-- WHAT NEEDS TO BE DONE --
Reproduce, word for word, the span of lines starting at the line holding "Give me the" and ending at the line holding "const wlTicks = [175, 180, 185, 190];". Omit every picture.

--*--

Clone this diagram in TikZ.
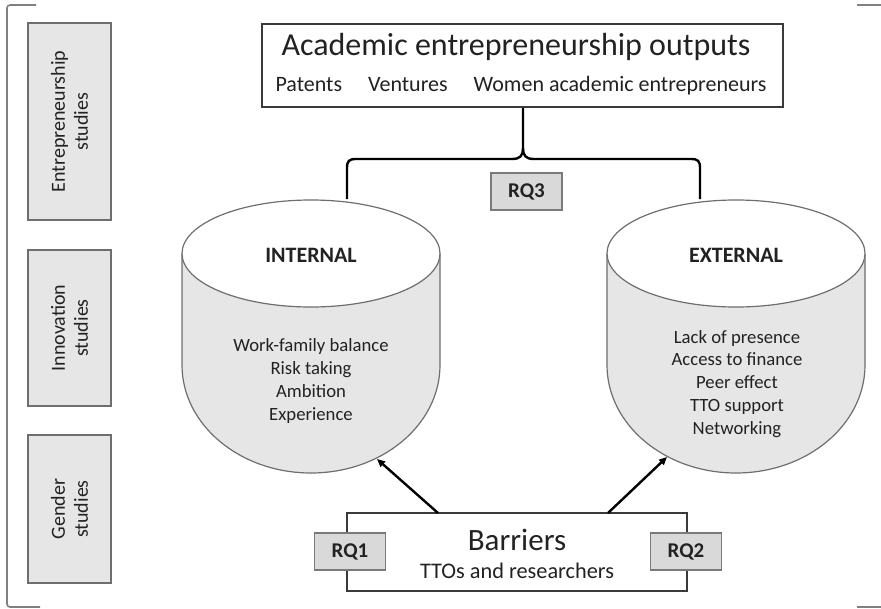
\documentclass[tikz,border=0pt]{standalone}
\usepackage{fontspec}
\setmainfont{Carlito}
\usetikzlibrary{arrows.meta}

\definecolor{txt}{HTML}{222222}
\definecolor{boxline}{HTML}{3A3A3A}
\definecolor{sideline}{HTML}{6E6E6E}
\definecolor{sidefill}{HTML}{E6E6E6}
\definecolor{rqline}{HTML}{7A7A7A}
\definecolor{rqfill}{HTML}{D9D9D9}
\definecolor{cylfill}{HTML}{E6E6E6}
\definecolor{cylline}{HTML}{6E6E6E}
\definecolor{frameline}{HTML}{808080}

\tikzset{
  conn/.style={line width=2.4pt, draw=black},
  arrowconn/.style={conn, -{Triangle[length=8pt,width=7pt]}},
  framebox/.style={draw=boxline, line width=1.6pt, fill=white, inner sep=0pt},
  sidebox/.style={draw=sideline, line width=1.4pt, fill=sidefill, inner sep=0pt, minimum width=83pt},
  sidetext/.style={rotate=90, align=center, text=txt, font=\fontsize{20}{23}\selectfont},
  rqbox/.style={draw=rqline, line width=1.2pt, fill=rqfill, inner sep=0pt,
    minimum width=71pt, minimum height=37pt, text=txt,
    font=\fontsize{21}{24}\selectfont\bfseries},
  cylbody/.style={fill=cylfill, draw=cylline, line width=1.2pt},
  cyltop/.style={fill=white, draw=cylline, line width=1.2pt},
  cylhead/.style={anchor=base, text=txt, font=\fontsize{22}{26}\selectfont\bfseries},
  listitem/.style={anchor=base, text=txt, inner sep=0pt, font=\fontsize{18.7}{22}\selectfont},
  outerframe/.style={draw=frameline, line width=1.6pt, rounded corners=3pt},
}

\begin{document}
\begin{tikzpicture}[x=1pt, y=-1pt]
\useasboundingbox (0,0) rectangle (881,608);

% outer bracket frame
\draw[outerframe] (36,5) -- (7,5) -- (7,607) -- (40,607);
\draw[outerframe] (857,5) -- (881,5);
\draw[outerframe] (857,607) -- (881,607);

% discipline boxes on the left
\node[sidebox, minimum height=197pt] (ent) at (69.5,121.5) {};
\node[sidetext] (entT) at (ent.center) {Entrepreneurship\\studies};
\node[sidebox, minimum height=156pt] (inn) at (69.5,328) {};
\node[sidetext] (innT) at (inn.center) {Innovation\\studies};
\node[sidebox, minimum height=148pt] (gen) at (69.5,509) {};
\node[sidetext] (genT) at (gen.center) {Gender\\studies};

% outputs box
\node[framebox, minimum width=521pt, minimum height=83pt] (top) at (522.5,65.5) {};
\node[anchor=base, text=txt, inner sep=0pt, font=\fontsize{32}{38}\selectfont] (title) at (516,55) {Academic entrepreneurship outputs};
\node[anchor=base, text=txt, inner sep=0pt, font=\fontsize{22}{26}\selectfont] (sub) at (521,91)
  {Patents\hspace{26pt}Ventures\hspace{26pt}Women academic entrepreneurs};

% internal cylinder
\path[cylbody] (182,253.5) -- (182,365) arc[start angle=180, end angle=360, x radius=129pt, y radius=108pt] -- (440,253.5);
\path[cyltop] (311,253.5) ellipse[x radius=129pt, y radius=53.5pt];
\node[cylhead] (intH) at (311,262) {INTERNAL};
\foreach \t [count=\i] in {Work-family balance, Risk taking, Ambition, Experience}
  \node[listitem] (int-\i) at (311,351+23.2*\i-23.2) {\t};

% external cylinder
\path[cylbody] (607,253.5) -- (607,365) arc[start angle=180, end angle=360, x radius=129pt, y radius=108pt] -- (865,253.5);
\path[cyltop] (736,253.5) ellipse[x radius=129pt, y radius=53.5pt];
\node[cylhead] (extH) at (736,262) {EXTERNAL};
\foreach \t [count=\i] in {Lack of presence, Access to finance, Peer effect, TTO support, Networking}
  \node[listitem] (ext-\i) at (737,343+22.8*\i-22.8) {\t};

% brace from the outputs box to both cylinders
\coordinate (braceTop) at (top.south -| 523,0);
\coordinate (braceL) at (347,199);
\coordinate (braceR) at (700,199);
\draw[conn] (braceL) -- (347,168) .. controls (347,161) and (349,159) .. (356,159)
  -- (512,159) .. controls (520,159) and (523,156) .. (523,148) -- (braceTop);
\draw[conn] (braceR) -- (700,168) .. controls (700,161) and (698,159) .. (691,159)
  -- (534,159) .. controls (526,159) and (523,156) .. (523,148);
\node[rqbox] (rq3) at (526.5,191.5) {RQ3};

% barriers box
\node[framebox, minimum width=340pt, minimum height=78pt] (barr) at (517,552) {};
\node[anchor=base, text=txt, inner sep=0pt, font=\fontsize{31}{36}\selectfont] (barrT) at (517,550) {Barriers};
\node[anchor=base, text=txt, inner sep=0pt, font=\fontsize{22.3}{26}\selectfont] (barrS) at (517,578) {TTOs and researchers};
\node[rqbox] (rq1) at (350,551.5) {RQ1};
\node[rqbox] (rq2) at (686,551.5) {RQ2};

% arrows from barriers to the cylinders
\coordinate (bL) at (438,513);
\coordinate (bR) at (608,513);
\coordinate (intTip) at (377,459);
\coordinate (extTip) at (667,457);
\draw[arrowconn] (bL) -- (intTip);
\draw[arrowconn] (bR) -- (extTip);
\end{tikzpicture}
\end{document}
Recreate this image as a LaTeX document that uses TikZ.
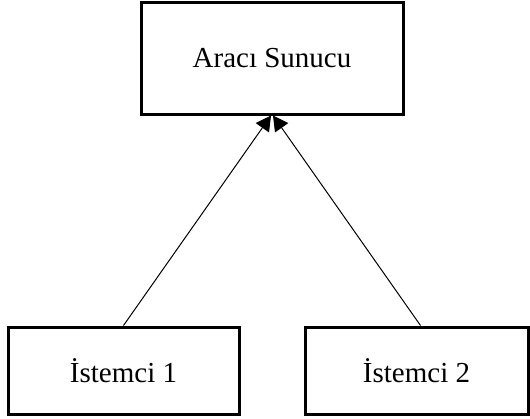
\documentclass[tikz,border=0pt]{standalone}
\usepackage{fontspec}
\setmainfont{Liberation Serif}
\usetikzlibrary{arrows.meta, positioning}

\begin{document}
\begin{tikzpicture}[
  x=0.5pt, y=-0.5pt,
  box/.style = {rectangle, draw, line width=1.5pt, text centered, font=\fontsize{14.5}{17}\selectfont},
  >={Triangle[length=7.5pt, width=8pt]}
  ]
  \useasboundingbox (0,0) rectangle (530,418);

  % Noeuds
  \node[box, minimum width=131pt, minimum height=56pt] (server) at (272,58) {Aracı Sunucu};
  \node[box, minimum width=115.5pt, minimum height=43.5pt] (client1) at (123.5,370.5) {İstemci 1};
  \node[box, minimum width=111.5pt, minimum height=43.5pt] (client2) at (416.5,370.5) {İstemci 2};

  % Flèches
  \draw[->, line width=0.5pt] (client1.north) -- ([xshift=-0.5pt]server.south);
  \draw[->, line width=0.5pt] ([xshift=2pt]client2.north) -- ([xshift=0.5pt]server.south);

\end{tikzpicture}
\end{document}
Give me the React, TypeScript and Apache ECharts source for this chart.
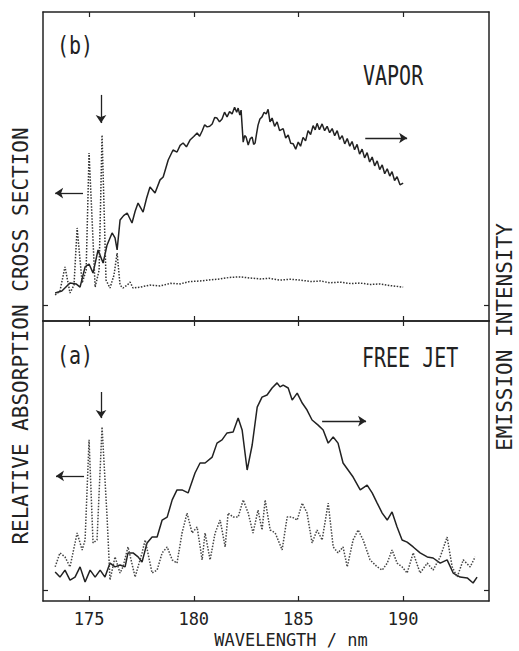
import React, { useEffect, useRef } from "react";
import * as echarts from "echarts";

// wavelength ticks (nm)
const wlTicks = [175, 180, 185, 190];

// (b) VAPOR — emission (solid)
const vaporEmWl = [173.38,173.7,174.09,174.38,174.57,174.81,175.0,175.19,175.43,175.67,175.86,176.1,176.24,176.34,176.48,176.65,176.82,177.05,177.2,177.34,177.58,177.75,177.91,178.15,178.39,178.54,178.78,179.01,179.2,179.35,179.49,179.65,179.82,180.0,180.16,180.28,180.4,180.52,180.64,180.76,180.88,181.0,181.11,181.23,181.35,181.47,181.59,181.71,181.83,181.95,182.05,182.12,182.2,182.26,182.36,182.43,182.5,182.6,182.7,182.79,182.86,182.93,183.0,183.07,183.16,183.26,183.36,183.46,183.55,183.64,183.74,183.86,183.98,184.1,184.27,184.39,184.51,184.63,184.75,184.87,184.99,185.1,185.22,185.34,185.46,185.58,185.7,185.8,185.89,186.0,186.13,186.25,186.37,186.49,186.61,186.73,186.85,186.97,187.09,187.21,187.33,187.45,187.56,187.68,187.8,187.92,188.04,188.16,188.28,188.4,188.52,188.64,188.76,188.88,189.0,189.12,189.24,189.36,189.47,189.59,189.71,189.85,190.0];
const vaporEm = [4.1,4.8,7.5,7.2,6.1,13.0,14.0,10.9,18.8,14.3,20.5,24.6,22.9,18.8,29.0,30.5,31.4,28.0,32.0,34.8,31.7,36.5,40.3,38.2,42.7,43.7,49.5,52.9,52.2,54.5,55.3,54.0,56.3,57.5,58.7,57.6,59.4,61.5,60.8,61.0,61.8,64.0,63.8,62.5,63.5,65.8,64.2,66.0,65.2,67.5,65.8,67.2,64.8,66.5,55.6,57.8,57.3,54.6,56.8,57.3,54.8,55.3,58.5,61.4,63.5,64.2,65.8,65.2,66.8,62.5,63.8,61.0,62.5,59.5,60.2,57.0,58.0,55.2,55.0,53.2,55.6,54.2,57.2,56.0,59.5,58.2,61.2,59.8,62.0,59.8,61.8,59.5,61.0,58.8,60.2,57.8,59.5,56.5,57.8,55.0,56.8,54.2,55.8,53.0,54.8,51.5,53.2,50.2,52.0,48.8,50.5,47.5,49.2,46.2,47.8,44.8,46.5,44.0,45.5,42.5,43.8,41.0,41.6];

// (b) VAPOR — absorption (dotted)
const vaporAbsWl = [173.38,173.61,173.85,174.09,174.28,174.43,174.67,174.86,175.0,175.29,175.48,175.62,175.81,176.0,176.19,176.34,176.48,176.62,176.82,176.96,177.1,177.44,177.9,178.39,178.9,179.35,179.8,180.3,180.8,181.26,181.7,182.21,182.7,183.17,183.6,184.12,184.6,185.08,185.6,186.04,186.5,186.99,187.5,187.95,188.4,188.9,189.4,190.0];
const vaporAbs = [3.4,4.8,13.0,4.1,6.8,26.3,7.5,11.9,51.9,6.1,11.9,58.0,8.5,5.8,10.2,17.7,6.8,5.8,6.8,7.8,5.8,6.1,6.8,6.5,7.4,7.2,8.0,8.2,8.6,8.9,9.4,9.6,9.2,8.9,9.1,8.5,8.8,8.5,8.0,8.2,7.6,7.8,7.3,7.5,7.0,7.2,6.6,6.1];

// (a) FREE JET — emission (solid)
const jetEmWl = [173.38,173.61,173.85,174.09,174.33,174.57,174.81,175.05,175.29,175.53,175.76,176.0,176.24,176.48,176.72,176.86,177.1,177.34,177.53,177.77,178.01,178.25,178.49,178.73,178.97,179.2,179.44,179.73,180.06,180.3,180.54,180.88,181.11,181.35,181.59,181.88,182.12,182.31,182.55,182.79,183.03,183.26,183.5,183.74,183.98,184.12,184.27,184.51,184.7,184.94,185.18,185.41,185.65,185.94,186.18,186.42,186.66,186.89,187.13,187.37,187.61,187.95,188.28,188.52,188.76,189.0,189.24,189.47,189.71,189.95,190.19,190.48,190.81,191.15,191.43,191.77,192.1,192.39,192.72,193.06,193.34,193.53];
const jetEm = [6.7,4.8,7.4,3.7,4.8,8.6,3.0,7.4,4.8,7.4,4.8,10.0,8.6,9.3,8.6,13.8,13.8,12.3,10.4,17.5,19.7,19.7,26.0,27.1,33.5,37.2,37.2,36.1,43.5,47.2,47.2,49.4,54.6,55.8,58.4,58.7,63.9,59.5,44.6,53.9,68.0,71.7,72.5,75.1,77.0,75.5,76.2,75.1,70.6,73.2,69.5,66.9,63.2,61.3,59.5,54.6,56.9,54.6,47.2,44.6,42.0,37.2,39.0,36.1,32.3,28.6,26.0,29.0,23.4,18.6,17.8,16.0,13.8,12.3,11.9,10.0,11.2,6.3,4.8,4.5,2.6,4.8];

// (a) FREE JET — absorption (dotted)
const jetAbsWl = [173.38,173.61,173.85,174.09,174.43,174.67,174.81,175.0,175.19,175.38,175.62,175.86,176.0,176.24,176.48,176.62,176.86,177.2,177.53,177.68,178.01,178.25,178.49,178.73,178.97,179.2,179.44,179.68,179.92,180.16,180.4,180.54,180.78,181.02,181.26,181.5,181.64,181.88,182.12,182.36,182.6,182.83,183.07,183.26,183.41,183.65,183.89,184.22,184.46,184.7,184.94,185.18,185.41,185.65,185.89,186.13,186.42,186.66,186.89,187.13,187.33,187.61,187.85,188.09,188.42,188.76,189.0,189.24,189.47,189.71,189.95,190.19,190.48,190.81,191.15,191.43,191.77,192.1,192.34,192.58,192.87,193.2,193.44];
const jetAbs = [8.6,13.8,12.3,8.6,21.2,14.9,18.6,55.8,17.5,18.6,60.6,27.1,3.7,12.3,6.3,8.6,16.0,4.8,13.8,18.6,6.3,7.4,13.8,16.0,11.2,10.0,21.2,28.6,21.2,23.4,11.2,21.2,11.2,21.2,26.0,16.0,28.6,27.1,27.1,33.5,28.6,21.2,29.7,22.3,33.5,22.3,21.2,14.9,27.1,27.1,26.0,32.3,28.6,17.5,22.3,18.6,32.3,16.0,13.8,16.0,8.6,18.6,22.3,18.6,11.2,8.6,7.4,10.0,14.9,10.0,8.6,6.3,13.8,6.3,10.0,7.4,12.3,19.7,8.6,4.8,11.2,8.6,12.3];

const pairs = (xs: number[], ys: number[]) => xs.map((x, i) => [x, ys[i]]);

const INK = "#222";
const MONO = "DejaVu Sans Mono";

export default function App() {
  const ref = useRef<HTMLDivElement>(null);
  useEffect(() => {
    const chart = echarts.init(ref.current!, null, { renderer: "svg" });
    const xBase: any = {
      type: "value",
      min: 172.8,
      max: 194.1,
      axisLine: { show: true, onZero: false, lineStyle: { color: INK, width: 1.5 } },
      axisTick: { show: true, inside: true, length: 5, customValues: wlTicks, lineStyle: { color: INK, width: 1.2 } },
      axisLabel: { show: false },
      splitLine: { show: false },
    };
    const yBase = (grid: number, pos: string, min: number): any => ({
      type: "value",
      gridIndex: grid,
      position: pos,
      min,
      max: 100,
      axisLine: { show: true, onZero: false, lineStyle: { color: INK, width: 1.5 } },
      axisTick: { show: true, inside: true, length: 5, customValues: [0], lineStyle: { color: INK, width: 1.2 } },
      axisLabel: { show: false },
      splitLine: { show: false },
    });
    const arrowLine = (data: any[]) => ({
      silent: true,
      symbol: ["none", "arrow"],
      symbolSize: 8,
      label: { show: false },
      lineStyle: { type: "solid", color: INK, width: 1.3 },
      data,
    });
    const seg = (x1: number, y1: number, x2: number, y2: number) => [{ coord: [x1, y1] }, { coord: [x2, y2] }];

    chart.setOption({
      animation: false,
      backgroundColor: "#fff",
      grid: [
        { left: 43, top: 12, width: 446, height: 309 },
        { left: 43, top: 321, width: 446, height: 280 },
      ],
      xAxis: [
        { ...xBase, gridIndex: 0, position: "top" },
        { ...xBase, gridIndex: 0, position: "bottom" },
        { ...xBase, gridIndex: 1, position: "top" },
        {
          ...xBase,
          gridIndex: 1,
          position: "bottom",
          axisLabel: { show: true, customValues: wlTicks, fontFamily: MONO, fontSize: 17, color: INK, margin: 9 },
        },
      ],
      yAxis: [
        yBase(0, "left", -5.46),
        yBase(0, "right", -5.46),
        yBase(1, "left", -4.09),
        yBase(1, "right", -4.09),
      ],
      series: [
        {
          type: "line",
          xAxisIndex: 1,
          yAxisIndex: 0,
          data: pairs(vaporEmWl, vaporEm),
          showSymbol: false,
          lineStyle: { color: INK, width: 1.5 },
          markLine: arrowLine([seg(174.71, 38.2, 173.38, 38.2), seg(175.57, 71.7, 175.57, 62.1), seg(188.19, 57.0, 190.19, 57.0)]),
        },
        {
          type: "line",
          xAxisIndex: 1,
          yAxisIndex: 0,
          data: pairs(vaporAbsWl, vaporAbs),
          showSymbol: false,
          lineStyle: { color: "#333", width: 1.5, type: [1.5, 1.5] },
        },
        {
          type: "line",
          xAxisIndex: 3,
          yAxisIndex: 2,
          data: pairs(jetEmWl, jetEm),
          showSymbol: false,
          lineStyle: { color: INK, width: 1.5 },
          markLine: arrowLine([seg(174.76, 42.4, 173.42, 42.4), seg(175.57, 73.6, 175.57, 63.9), seg(186.13, 62.8, 188.23, 62.8)]),
        },
        {
          type: "line",
          xAxisIndex: 3,
          yAxisIndex: 2,
          data: pairs(jetAbsWl, jetAbs),
          showSymbol: false,
          lineStyle: { color: "#444", width: 1.5, type: [1.5, 1.5] },
        },
      ],
      graphic: [
        { type: "text", x: 57, y: 45, scaleY: 1.2, style: { text: "(b)", fontFamily: MONO, fontSize: 20, fill: INK, align: "left", verticalAlign: "middle" } },
        { type: "text", x: 363, y: 75, scaleY: 1.3, style: { text: "VAPOR", fontFamily: MONO, fontSize: 20, fill: INK, align: "left", verticalAlign: "middle" } },
        { type: "text", x: 57, y: 355, scaleY: 1.2, style: { text: "(a)", fontFamily: MONO, fontSize: 20, fill: INK, align: "left", verticalAlign: "middle" } },
        { type: "text", x: 362, y: 357, scaleY: 1.3, style: { text: "FREE JET", fontFamily: MONO, fontSize: 20, fill: INK, align: "left", verticalAlign: "middle" } },
        { type: "text", x: 291, y: 640, style: { text: "WAVELENGTH / nm", fontFamily: MONO, fontSize: 17, fill: INK, align: "center", verticalAlign: "middle" } },
        { type: "text", x: 21, y: 336, rotation: Math.PI / 2, style: { text: "RELATIVE ABSORPTION CROSS SECTION", fontFamily: MONO, fontSize: 21, fill: INK, align: "center", verticalAlign: "middle" } },
        { type: "text", x: 505, y: 337, rotation: Math.PI / 2, style: { text: "EMISSION INTENSITY", fontFamily: MONO, fontSize: 21, fill: INK, align: "center", verticalAlign: "middle" } },
      ],
    });
    return () => chart.dispose();
  }, []);
  return <div ref={ref} style={{ position: "fixed", left: 0, top: 0, width: 519, height: 651 }} />;
}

--*--

-- REPLY --
Give me the React, TypeScript and Apache ECharts source for this chart.
import React, { useEffect, useRef } from "react";
import * as echarts from "echarts";

// wavelength ticks (nm)
const wlTicks = [175, 180, 185, 190];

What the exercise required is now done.